Hippocampal tissue mechanics are sensitive to fluctuations in estrogen across the rat estrous cycle

Abstract

Sex hormones exert profound effects on brain structure and function throughout the female reproductive lifespan. While previous studies have documented hormone-dependent changes in neuronal morphology and synaptic connectivity, the impact of estrogen on brain tissue mechanical properties has been unexplored. Alterations to hippocampal microstructure are particularly sensitive to fluctuations in sex steroids, and studies in peripheral tissues reveal that estrogen is a powerful modulator of tissue elasticity and organization. Here, we employed magnetic resonance elastography (MRE) to quantify whole brain and hippocampal viscoelastic properties across the estrous cycle in female rats in vivo and following targeted α estrogen receptor antagonism. We demonstrate that hippocampal stiffness and damping ratio (viscosity) exhibit dynamic, phase-dependent fluctuations that correlate with hormonal status. Notably, hippocampal damping ratio, a measure of relative viscosity, increased by nearly 40% during the transition from proestrus to estrus phases, mirroring the steep drop in estrogen production that is characteristic of this phase progression. Pharmacological inhibition of estrogen receptors with Fulvestrant prevented this cyclical change and instead maintained elevated hippocampal damping ratio that was comparable to that measured during estrus in normally-cycling rats. Histological analyses revealed that these mechanical changes were accompanied by alterations in astrocyte and neuronal number, receptor expression, and dendritic spine morphology in the CA1 subregion.

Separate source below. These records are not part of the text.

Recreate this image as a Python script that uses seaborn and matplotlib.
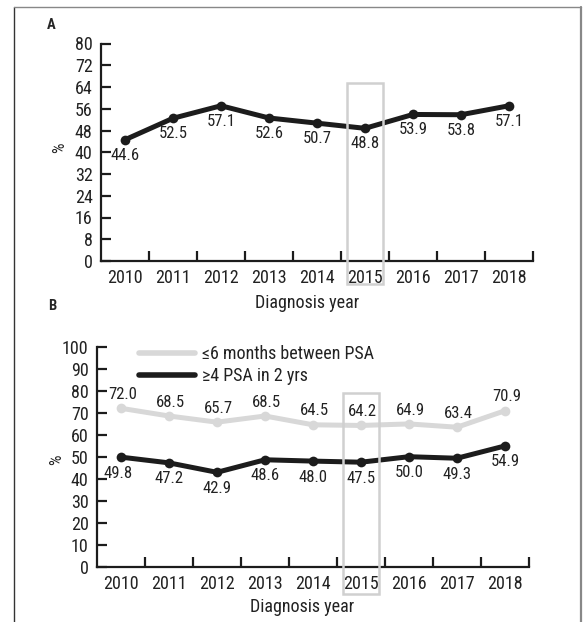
import matplotlib
matplotlib.use("Agg")
import matplotlib.pyplot as plt
from matplotlib import font_manager as fm
from matplotlib.patches import Rectangle
from matplotlib.lines import Line2D
import seaborn as sns
import pandas as pd

years = ["2010", "2011", "2012", "2013", "2014", "2015", "2016", "2017", "2018"]
panel_a = [44.6, 52.5, 57.1, 52.6, 50.7, 48.8, 53.9, 53.8, 57.1]
within_6m = [72.0, 68.5, 65.7, 68.5, 64.5, 64.2, 64.9, 63.4, 70.9]
four_psa = [49.8, 47.2, 42.9, 48.6, 48.0, 47.5, 50.0, 49.3, 54.9]
label_6m = "≤6 months between PSA"
label_4psa = "≥4 PSA in 2 yrs"
highlight_year = "2015"

sns.set_theme(style="white")

# pick a condensed sans if one is installed
names = {f.name for f in fm.fontManager.ttflist}
family = ["Liberation Sans", "DejaVu Sans"]
stretch = "normal"
for cand in ["Liberation Sans Narrow", "Roboto Condensed", "Open Sans Condensed", "Noto Sans Condensed"]:
    if cand in names:
        family = [cand, "Liberation Sans", "DejaVu Sans"]
        break
else:
    cond = [f for f in fm.fontManager.ttflist
            if f.name in ("DejaVu Sans", "Noto Sans", "Open Sans", "Roboto")
            and f.style == "normal" and "ondensed" in f.fname]
    if cond:
        family = [cond[0].name, "DejaVu Sans"]
        stretch = "condensed"
plt.rcParams["font.family"] = family
plt.rcParams["font.stretch"] = stretch

BLACK = "#1c1c1c"
GRAY = "#d8d8d8"
BOXC = "#d0d0d0"
TXT = "#222222"

fig = plt.figure(figsize=(5.86, 6.22), dpi=100)
W, H = 586, 622

def axes_px(left, top, right, bottom):
    return fig.add_axes([left / W, 1 - bottom / H, (right - left) / W, (bottom - top) / H])

axA = axes_px(101, 43.5, 533, 261)
axB = axes_px(97, 346.7, 529, 566.7)

dfA = pd.DataFrame({"year": years, "pct": panel_a})
dfB = pd.DataFrame({
    "year": years * 2,
    "pct": within_6m + four_psa,
    "series": [label_6m] * len(years) + [label_4psa] * len(years),
})

sns.lineplot(data=dfA, x="year", y="pct", ax=axA, color=BLACK, lw=3.6,
             marker="o", markersize=7, markeredgewidth=0, sort=False, zorder=3)
sns.lineplot(data=dfB, x="year", y="pct", hue="series", ax=axB,
             palette={label_6m: GRAY, label_4psa: BLACK}, lw=3.6,
             marker="o", markersize=7, markeredgewidth=0, sort=False, zorder=3)

FS_TICK = 13
FS_VAL = 12

def style_axis(ax, ymax, step):
    ax.set_xlim(-0.5, 8.5)
    ax.set_ylim(0, ymax)
    ax.set_yticks(range(0, ymax + 1, step))
    ax.set_xticks(range(len(years)))
    ax.set_xticklabels(years)
    ax.set_xticks([i + 0.5 for i in range(len(years))], minor=True)
    for s in ["top", "right"]:
        ax.spines[s].set_visible(False)
    for s in ["left", "bottom"]:
        ax.spines[s].set_linewidth(1.6)
        ax.spines[s].set_color(BLACK)
    ax.tick_params(axis="y", which="major", direction="in", length=7, width=1.6,
                   color=BLACK, labelsize=FS_TICK, pad=6, labelcolor=TXT, left=True)
    ax.tick_params(axis="x", which="major", length=0, labelsize=FS_TICK, pad=6,
                   labelcolor=TXT, bottom=True)
    ax.tick_params(axis="x", which="minor", direction="in", length=7, width=1.6,
                   color=BLACK, bottom=True)
    ax.set_xlabel("Diagnosis year", fontsize=FS_TICK, color=TXT)
    ax.set_ylabel("%", fontsize=12, color=TXT)
    ax.grid(False)
    ax.set_facecolor("none")

style_axis(axA, 80, 8)
style_axis(axB, 100, 10)
axA.xaxis.set_label_coords(0.477, -0.153)
axA.yaxis.set_label_coords(-0.079, 0.52)
axB.xaxis.set_label_coords(0.475, -0.142)
axB.yaxis.set_label_coords(-0.076, 0.485)

# value labels
for i, v in enumerate(panel_a):
    axA.annotate(f"{v:.1f}", (i, v), xytext=(0, -11), textcoords="offset points",
                 ha="center", va="center", fontsize=FS_VAL, color=TXT, zorder=4)
for i, v in enumerate(within_6m):
    axB.annotate(f"{v:.1f}", (i, v), xytext=(1, 10), textcoords="offset points",
                 ha="center", va="center", fontsize=FS_VAL, color=TXT, zorder=4)
for i, v in enumerate(four_psa):
    axB.annotate(f"{v:.1f}", (i, v), xytext=(-2 if i == 0 else 0, -11.5), textcoords="offset points",
                 ha="center", va="center", fontsize=FS_VAL, color=TXT, zorder=4)

# highlight box
hi = years.index(highlight_year)
for ax, y0, y1 in [(axA, -8.4, 65.3), (axB, -12.4, 79.0)]:
    r = Rectangle((hi - 0.37, y0), 0.74, y1 - y0, fill=False, edgecolor=BOXC, lw=1.8,
                  clip_on=False, zorder=5)
    ax.add_patch(r)

# legend
leg = axB.legend(loc="upper left", bbox_to_anchor=(0.06, 1.08), frameon=False,
                 fontsize=FS_TICK, handlelength=3.1, handletextpad=0.4, labelspacing=0.2,
                 title=None)
for h in leg.legend_handles:
    h.set_linewidth(4.0)
    h.set_marker("")
for t in leg.get_texts():
    t.set_color(TXT)

# panel letters
fig.text(51 / W, 1 - 25 / H, "A", fontsize=10.5, fontweight="bold", ha="center", va="center")
fig.text(52.5 / W, 1 - 305.5 / H, "B", fontsize=10.5, fontweight="bold", ha="center", va="center")

# frame
fig.add_artist(Line2D([14 / W, 14 / W], [0, 1 - 7 / H], color="#333333", lw=1.0))
fig.add_artist(Line2D([14 / W, 581 / W], [1 - 7 / H, 1 - 7 / H], color="#888888", lw=1.0))
fig.add_artist(Line2D([581 / W, 581 / W], [0, 1 - 7 / H], color="#888888", lw=1.6))

fig.savefig("out.png", dpi=100)
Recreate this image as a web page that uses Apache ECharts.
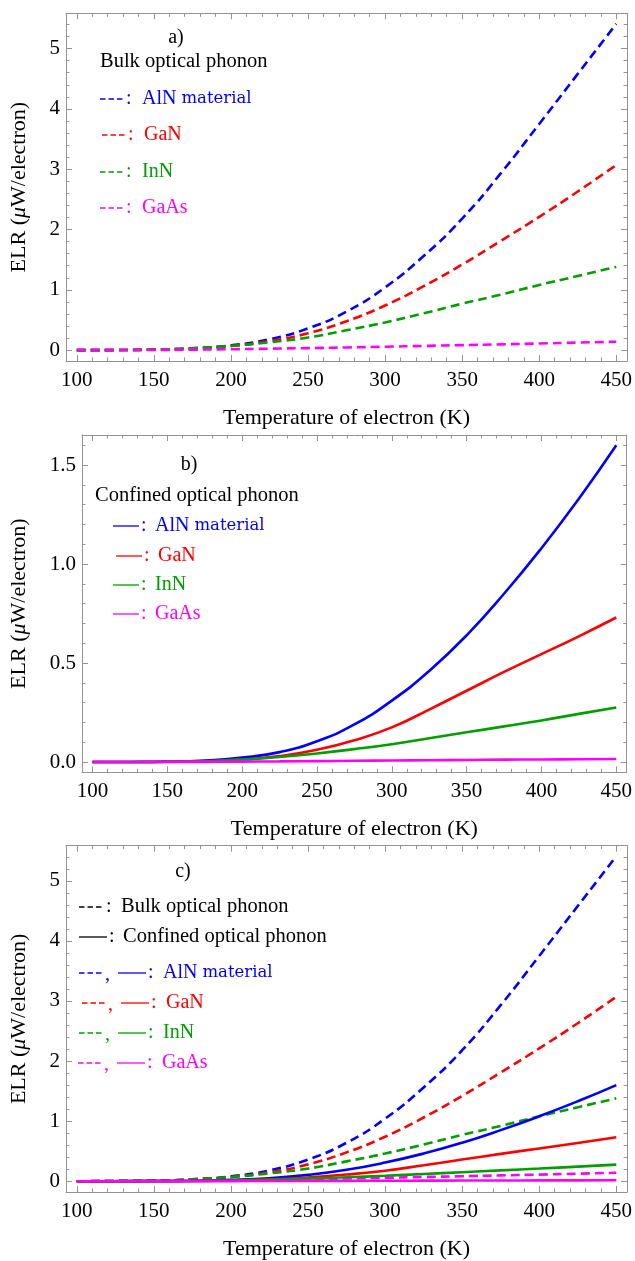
<!DOCTYPE html>
<html>
<head>
<meta charset="utf-8">
<script src="https://cdn.jsdelivr.net/npm/echarts@6/dist/echarts.min.js"></script>
<style>
  html, body { margin: 0; padding: 0; background: #fff; }
  #chart { width: 635px; height: 1261px; }
</style>
</head>
<body>
<div id="chart"></div>
<script>
// Electron temperature samples (K)
const temperatures = [100, 125, 150, 175, 200, 225, 250, 275, 300, 325, 350, 375, 400, 425, 450];

// Energy loss rate, bulk optical phonon (µW/electron)
const alnBulk  = [0, 0.002, 0.01, 0.03, 0.08, 0.18, 0.36, 0.64, 1.04, 1.56, 2.18, 2.93, 3.75, 4.58, 5.41];
const ganBulk  = [0, 0.001, 0.008, 0.03, 0.07, 0.15, 0.28, 0.48, 0.74, 1.06, 1.42, 1.81, 2.21, 2.63, 3.07];
const innBulk  = [0, 0.001, 0.008, 0.03, 0.07, 0.13, 0.21, 0.33, 0.46, 0.61, 0.77, 0.92, 1.08, 1.23, 1.38];
const gaasBulk = [0, 0.001, 0.003, 0.008, 0.015, 0.024, 0.034, 0.045, 0.057, 0.07, 0.083, 0.096, 0.11, 0.125, 0.14];

// Energy loss rate, confined optical phonon (µW/electron)
const alnConf  = [0, 0.0004, 0.002, 0.008, 0.022, 0.05, 0.105, 0.19, 0.31, 0.46, 0.64, 0.85, 1.08, 1.33, 1.6];
const ganConf  = [0, 0.0002, 0.001, 0.004, 0.012, 0.03, 0.062, 0.11, 0.175, 0.265, 0.36, 0.455, 0.545, 0.635, 0.73];
const innConf  = [0, 0.0001, 0.001, 0.004, 0.012, 0.025, 0.043, 0.065, 0.09, 0.12, 0.15, 0.18, 0.21, 0.243, 0.275];
const gaasConf = [0, 0, 0.0003, 0.0008, 0.0017, 0.003, 0.0045, 0.006, 0.0075, 0.009, 0.0105, 0.012, 0.013, 0.014, 0.015];

// Tick positions
const xMajorTicks = [100, 150, 200, 250, 300, 350, 400, 450];
const xMinorTicks = [];
for (let t = 100; t <= 450; t += 10) if (t % 50 !== 0) xMinorTicks.push(t);
const yMajorTicksBig = [0, 1, 2, 3, 4, 5];
const yMinorTicksBig = [];
for (let i = 1; i <= 27; i++) if (i % 5 !== 0) yMinorTicksBig.push(+(i * 0.2).toFixed(1));
const yMajorTicksSmall = [0, 0.5, 1.0, 1.5];
const yMinorTicksSmall = [];
for (let i = 1; i <= 16; i++) if (i % 5 !== 0) yMinorTicksSmall.push(+(i * 0.1).toFixed(1));

const FONT = 'Liberation Serif';
const FRAME = '#939393';
const BLUE = '#0000ff', RED = '#ff0000', GREEN = '#00a000', MAGENTA = '#ff00ff';

const panels = [
  { grid: { left: 64, right: 7, top: 13.3, height: 347.7 }, yMin: -0.18, yMax: 5.585,
    yMaj: yMajorTicksBig, yMin2: yMinorTicksBig, fmt: v => String(v), nameGap: 36 },
  { grid: { left: 81, right: 7, top: 435, height: 337.3 }, yMin: -0.052, yMax: 1.652,
    yMaj: yMajorTicksSmall, yMin2: yMinorTicksSmall, fmt: v => v.toFixed(1), nameGap: 52 },
  { grid: { left: 64, right: 7, top: 845.7, height: 348.6 }, yMin: -0.18, yMax: 5.585,
    yMaj: yMajorTicksBig, yMin2: yMinorTicksBig, fmt: v => String(v), nameGap: 36 }
];

const xAxes = [], yAxes = [], grids = [];
panels.forEach((p, g) => {
  grids.push(p.grid);
  const baseX = { type: 'value', gridIndex: g, min: 93, max: 457, splitLine: { show: false } };
  const baseY = { type: 'value', gridIndex: g, min: p.yMin, max: p.yMax, splitLine: { show: false } };
  const line = { show: true, onZero: false, lineStyle: { color: FRAME, width: 1 } };
  const noLine = { show: false, onZero: false };
  const tick = (vals, len) => ({ show: true, inside: true, length: len, customValues: vals,
                                 lineStyle: { color: FRAME, width: 1 } });
  // bottom: frame, major ticks with labels and title
  xAxes.push(Object.assign({}, baseX, {
    position: 'bottom', axisLine: line, axisTick: tick(xMajorTicks, 6),
    axisLabel: { show: true, customValues: xMajorTicks, margin: 9, color: '#000',
                 fontFamily: FONT, fontSize: 21 },
    name: 'Temperature of electron (K)', nameLocation: 'middle', nameGap: 46,
    nameTextStyle: { fontFamily: FONT, fontSize: 22, color: '#000' }
  }));
  xAxes.push(Object.assign({}, baseX, { position: 'bottom', axisLine: noLine,
    axisTick: tick(xMinorTicks, 3.5), axisLabel: { show: false } }));
  xAxes.push(Object.assign({}, baseX, { position: 'top', axisLine: line,
    axisTick: tick(xMajorTicks, 6), axisLabel: { show: false } }));
  xAxes.push(Object.assign({}, baseX, { position: 'top', axisLine: noLine,
    axisTick: tick(xMinorTicks, 3.5), axisLabel: { show: false } }));

  yAxes.push(Object.assign({}, baseY, {
    position: 'left', axisLine: line, axisTick: tick(p.yMaj, 6),
    axisLabel: { show: true, customValues: p.yMaj, margin: 6, color: '#000',
                 fontFamily: FONT, fontSize: 21, formatter: p.fmt },
    name: 'ELR ({i|μ}W/electron)', nameLocation: 'middle', nameGap: p.nameGap,
    nameTextStyle: { fontFamily: FONT, fontSize: 22, color: '#000',
                     rich: { i: { fontFamily: FONT, fontSize: 22, fontStyle: 'italic', color: '#000' } } }
  }));
  yAxes.push(Object.assign({}, baseY, { position: 'left', axisLine: noLine,
    axisTick: tick(p.yMin2, 3.5), axisLabel: { show: false } }));
  yAxes.push(Object.assign({}, baseY, { position: 'right', axisLine: line,
    axisTick: tick(p.yMaj, 6), axisLabel: { show: false } }));
  yAxes.push(Object.assign({}, baseY, { position: 'right', axisLine: noLine,
    axisTick: tick(p.yMin2, 3.5), axisLabel: { show: false } }));
});

function curve(panel, values, color, dashed) {
  return {
    type: 'line', xAxisIndex: panel * 4, yAxisIndex: panel * 4,
    data: temperatures.map((t, i) => [t, values[i]]),
    showSymbol: false, smooth: 0.5, silent: true,
    lineStyle: { color, width: 2.6, type: dashed ? [9, 5] : 'solid' }
  };
}

const series = [
  curve(0, alnBulk, BLUE, true), curve(0, ganBulk, RED, true),
  curve(0, innBulk, GREEN, true), curve(0, gaasBulk, MAGENTA, true),
  curve(1, alnConf, BLUE, false), curve(1, ganConf, RED, false),
  curve(1, innConf, GREEN, false), curve(1, gaasConf, MAGENTA, false),
  curve(2, alnBulk, BLUE, true), curve(2, ganBulk, RED, true),
  curve(2, innBulk, GREEN, true), curve(2, gaasBulk, MAGENTA, true),
  curve(2, alnConf, BLUE, false), curve(2, ganConf, RED, false),
  curve(2, innConf, GREEN, false), curve(2, gaasConf, MAGENTA, false)
];

// In-plot annotations
const graphics = [];
function txt(x, y, text, color, size, align) {
  graphics.push({ type: 'text', silent: true, style: {
    x, y, text, fill: color, font: `${size || 20}px "${FONT}"`,
    textAlign: align || 'left', textVerticalAlign: 'middle', verticalAlign: 'middle'
  } });
}
function nameTxt(x, y, name, color) {
  if (name === 'AlN material') {
    graphics.push({ type: 'text', silent: true, style: {
      x, y, text: '{a|AlN }{b|material}', fill: color, textVerticalAlign: 'middle', verticalAlign: 'middle',
      rich: { a: { fontFamily: FONT, fontSize: 20, fill: color, color },
              b: { fontFamily: 'DejaVu Serif', fontSize: 16.5, fill: color, color } }
    } });
  } else {
    txt(x, y, name, color, 20);
  }
}
function seg(x1, x2, y, color, dashed) {
  graphics.push({ type: 'line', silent: true, shape: { x1, y1: y, x2, y2: y },
    style: { stroke: color, lineWidth: dashed ? 1.6 : 1.3, lineDash: dashed ? [5.5, 3] : null } });
}

// panel a
txt(176, 38, 'a)', '#000', 20, 'center');
txt(100, 62, 'Bulk optical phonon', '#000', 20.5);
[[99, 'AlN material', BLUE, 0], [135, 'GaN', RED, 2], [172, 'InN', GREEN, 0], [208, 'GaAs', MAGENTA, 0]]
  .forEach(([y, n, c, dx]) => { seg(100 + dx, 124 + dx, y, c, true); txt(126 + dx, y, ':', c, 20); nameTxt(142 + dx, y, n, c); });

// panel b
txt(189, 465, 'b)', '#000', 20, 'center');
txt(95, 496, 'Confined optical phonon', '#000', 20.5);
[[526, 'AlN material', BLUE, 0], [556, 'GaN', RED, 3], [585, 'InN', GREEN, 0], [614, 'GaAs', MAGENTA, 0]]
  .forEach(([y, n, c, dx]) => { seg(113 + dx, 139 + dx, y, c, false); txt(141 + dx, y, ':', c, 20); nameTxt(155 + dx, y, n, c); });

// panel c
txt(183, 872, 'c)', '#000', 20, 'center');
seg(79, 104, 907, '#000', true); txt(106, 907, ':', '#000', 20); txt(121, 907, 'Bulk optical phonon', '#000', 20.5);
seg(79, 107, 937, '#000', false); txt(109, 937, ':', '#000', 20); txt(123, 937, 'Confined optical phonon', '#000', 20.5);
[[973, 'AlN material', BLUE, 0], [1003, 'GaN', RED, 3], [1033, 'InN', GREEN, 0], [1063, 'GaAs', MAGENTA, -1]]
  .forEach(([y, n, c, dx]) => {
    seg(79 + dx, 103 + dx, y, c, true); txt(105 + dx, y + 2, ',', c, 20);
    seg(118 + dx, 146 + dx, y, c, false); txt(148 + dx, y, ':', c, 20); nameTxt(163 + dx, y, n, c);
  });

const chart = echarts.init(document.getElementById('chart'), null, { renderer: 'canvas' });
chart.setOption({
  animation: false,
  backgroundColor: '#fff',
  grid: grids,
  xAxis: xAxes,
  yAxis: yAxes,
  series,
  graphic: graphics
});
</script>
</body>
</html>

Notably, estrogen signaling was crucial for maintaining both astrocyte and neuronal populations and receptor density was elevated with the greatest effect on astrocytes (+48%) following Fulvestrant administration. These findings establish a mechanistic link between estrogen fluctuations, cellular architecture, and tissue mechanical properties in the female brain, offering novel insights into how reproductive endocrinology may influence hippocampal microstructure through mechanobiological pathways. Understanding these hormone-dependent mechanical changes may provide new therapeutic targets for addressing altered cognitive capacity associated with reproductive transitions and aging in women.